Symbolic regression

Symbolic regression is the problem of finding a closed-form mathematical expression that fits a set of observed data points.

Contrast with regular regression

Traditional regression fits coefficients in a fixed model: "what a, b minimize |y − (a·x + b)|²?"

Symbolic regression fits the form itself: "what function f best fits these (x, y) pairs?"

How EML helps

The paper proposes using EML trees as the search space.
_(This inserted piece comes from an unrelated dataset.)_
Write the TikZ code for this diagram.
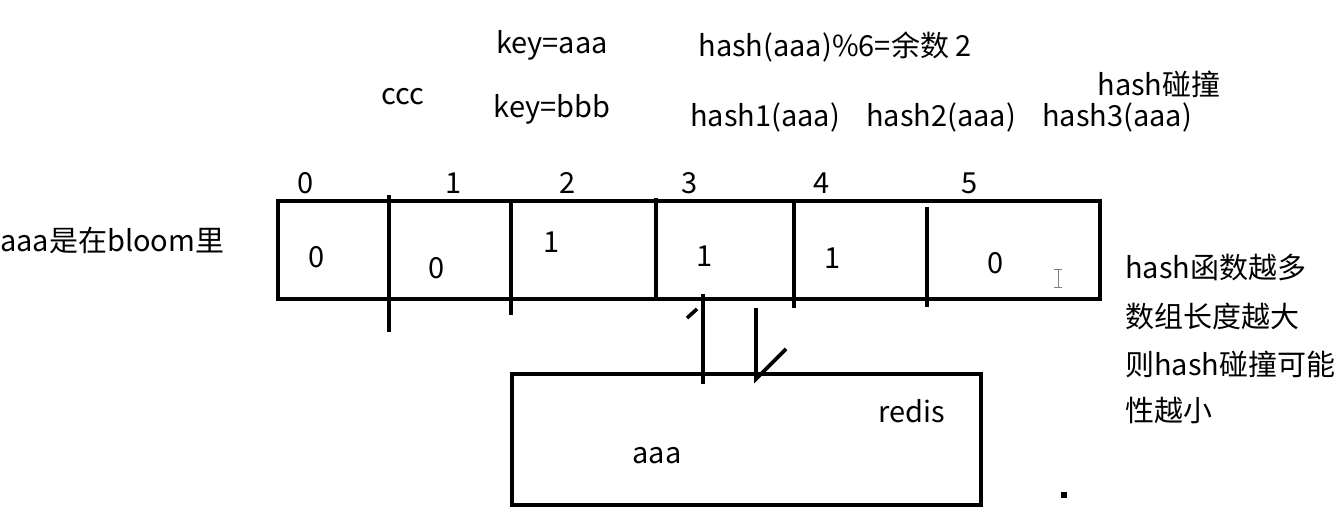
\documentclass[tikz,border=0pt]{standalone}
\usepackage{fontspec}
\setmainfont{Noto Sans CJK SC}
\begin{document}
\begin{tikzpicture}[x=1pt,y=-1pt,
  line/.style={line width=3.6pt,black},
  lbl/.style={font=\fontsize{29}{32}\selectfont,inner sep=0pt,anchor=center},
  lbll/.style={font=\fontsize{29}{32}\selectfont,inner sep=0pt,anchor=west}]
\useasboundingbox (0,0) rectangle (1343,517);
% array
\draw[line] (278,201) rectangle (1100,299);
\coordinate (d1a) at (389,195); \coordinate (d1b) at (389,332);
\coordinate (d2a) at (511,201); \coordinate (d2b) at (511,315);
\coordinate (d3a) at (656,198); \coordinate (d3b) at (656,299);
\coordinate (d4a) at (794,203); \coordinate (d4b) at (794,308);
\coordinate (d5a) at (927,207); \coordinate (d5b) at (927,307);
\draw[line] (d1a) -- (d1b);
\draw[line] (d2a) -- (d2b);
\draw[line] (d3a) -- (d3b);
\draw[line] (d4a) -- (d4b);
\draw[line] (d5a) -- (d5b);
% indices
\node[lbl] (i0) at (306,183) {0};
\node[lbl] (i1) at (454,183) {1};
\node[lbl] (i2) at (568,183) {2};
\node[lbl] (i3) at (690,183) {3};
\node[lbl] (i4) at (822,183) {4};
\node[lbl] (i5) at (970,183) {5};
% values
\node[lbl] (v0) at (317,257) {0};
\node[lbl] (v1) at (437,268) {0};
\node[lbl] (v2) at (552,242) {1};
\node[lbl] (v3) at (705,256) {1};
\node[lbl] (v4) at (833,258) {1};
\node[lbl] (v5) at (996,263) {0};
% cursor
\draw[gray,line width=1pt] (1058,269) -- (1058,287) (1054,269) -- (1062,269) (1054,287) -- (1062,287);
% redis box
\draw[line] (512,374) rectangle (981,505);
\node[lbl] (redis) at (912,411) {redis};
\node[lbl] (aaa) at (657,456) {aaa};
% connector lines
\coordinate (c1a) at (703,294); \coordinate (c1b) at (703,384);
\coordinate (t1a) at (687,318); \coordinate (t1b) at (697,309);
\coordinate (c2a) at (756,308); \coordinate (c2b) at (756,379);
\coordinate (c2c) at (786,349);
\draw[line] (c1a) -- (c1b);
\draw[line] (t1a) -- (t1b);
\draw[line] (c2a) -- (c2b) -- (c2c);
% dot
\fill (1061,492) rectangle (1067,498);
% top texts
\node[lbl] (ccc) at (403,97) {ccc};
\node[lbl] (ka) at (552,45) {key=aaa};
\node[lbl] (kb) at (552,109) {key=bbb};
\node[lbl] (hm) at (835,47) {hash(aaa)\%6=余数 2};
\node[lbl] (hc) at (1159,84) {hash碰撞};
\node[lbl] (h1) at (765,117) {hash1(aaa)};
\node[lbl] (h2) at (941,117) {hash2(aaa)};
\node[lbl] (h3) at (1117,117) {hash3(aaa)};
% left text
\node[lbll] (bl) at (0,240) {aaa是在bloom里};
% right text
\node[lbll] (r1) at (1125,267) {hash函数越多};
\node[lbll] (r2) at (1125,316) {数组长度越大};
\node[lbll] (r3) at (1125,364) {则hash碰撞可能};
\node[lbll] (r4) at (1125,410) {性越小};
\end{tikzpicture}
\end{document}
Every candidate formula is a binary tree of eml calls, a simple combinatorial object that you can:

1. Enumerate (shallow trees first)
2. Mutate (swap subtrees, introduce variables)
3. Optimize numerically (gradient descent on the constants inside each leaf via the master formula)

Results from the paper

• Depth-2 trees: 100% blind recovery on common test targets.
• Depth-3 to depth-4 trees: ~25% recovery.
• Successful runs converge to near machine-epsilon error (≈ 10⁻³²), meaning the formula is rediscovered exactly, not just approximately.

Why a fixed basis helps

Most symbolic-regression engines (like PySR or AI Feynman) use a handful of primitives per tree node, which explodes the search space. EML has one primitive, so the branching factor at each node is much smaller, making the search tractable even though trees must be deeper.